Saturday, June 20, 2009

Journal Entry: "Students Shot In Front Of A Camera"

The video I discuss in this journal entry can be found here, which I found via The Daily Dish.

Response: The title of the video is simple and straightforward. People are crying out and throwing rocks. The camera is blurry and unclear at times. A lone woman's voice cries shortly before shots ring out at 1:07 in the video, gravely wounding at least one student in view, surely more are wounded off camera. It triggers a shockwave in me, as the woman yells piercingly.

I'm shocked. I can't understand why such a response comes from someone with the clear high ground, but physically and in weapon. Rocks in a crowd versus a riot policeman's gun? Where is the justice in that, when all they want is answers? I don't understand why they aren't allowed the answers they want, nor do I understand the amount of violent response. This is only a single video, unedited, and I wonder how they got it on YouTube. I can't understand what they're saying, but you can hear the emotion in their voices, especially what sounds like a woman's voice, after the shots are fired.

I've watched the video several times. Each time, I don't see the threat; I just see angry people, who are not nearly violent enough to deserve the response they are given. They respond angrily to the shots: one man hurls a rock in anger while simultaneously trying to move an injured man to the side with others. I wonder why this is happening.

Self-Critique: My shock at the video is very naïve. While I have known the riots are happening, and people are experiencing physical harm due to them, I had not been able to bring myself to watch a video of it until now. My equally naïve demand for justice seems hollow from my comfortable chair in my small apartment, where the worst I hear are sirens and revving engines.

I am reacting to this video with shock and a strong sense of injustice because I recognize how morally wrong it is, but also because I have never had to experience it personally, which somehow makes it worse in my view, despite being away that I possess a large amount of privilege (i.e. white). Although the government I have grown up with is certainly not without its problems or corruption, but it has not and I believe, perhaps naively, could not get away with what the Iranian government is currently doing to its citizens. I think that is perhaps even more naïve, given certain events in Canadian history.

I find it interesting that I seem to fixate on the single woman’s voice, due to its difference in tone around the mesh of male yelling. Perhaps I focus on the woman’s voice because I wonder if I could participate in such a riot, in such close proximity to shots – in danger of being shot at myself – and doubt that I have the courage. I also focus on the emotion in the woman’s voice directly after the shots are fired, as opposed to the harshness in the male voices reacting to the same event.

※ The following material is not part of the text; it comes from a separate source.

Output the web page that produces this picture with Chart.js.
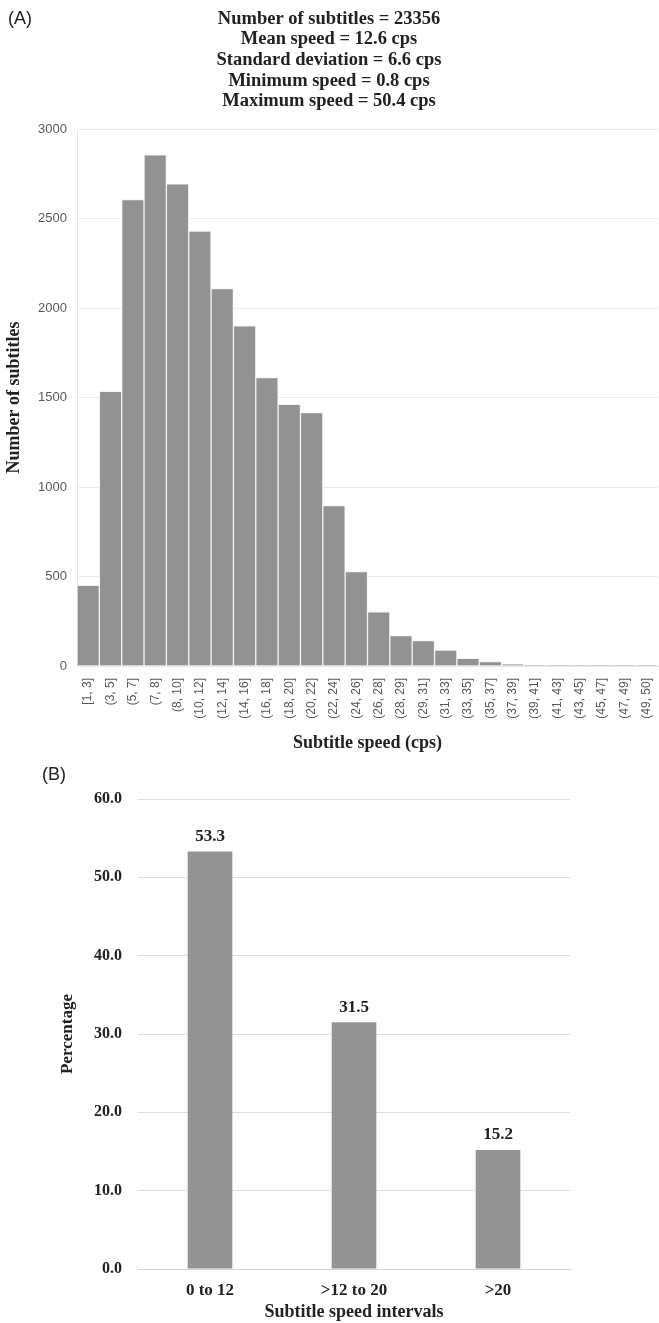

Cultural Critique: My responses in both my original response and self-critique reveal the dominant Canadian culture of detachment. By detaching ourselves from what is happening overseas, one is led to believe that it “couldn’t happen here,” or what I have heard referred to as “not in my backyard” syndrome. This belief, that things that happen in the seemingly mythical Mideast, Iraq, Iran, Afganhistan, etc., cannot happen in Canada, the United States, or other typically Western societies is not only naïve and ignorant, but also ignores the past of these societies, which has perpetrated similar crimes in the past towards its own citizens.

There is also the racist undertones in these beliefs; that only such savage, underdeveloped countries could commit such crimes, and the barbarism of the shootings are amplified in the media to such an extent that it becomes as mythical as Western society’s views of the Mideast itself.

Western society, its media and government enjoy preserving and sensationalizing the negative point of view of the Mideast and its society, for it helps its own society to forget the similar horrors it has committed in its past.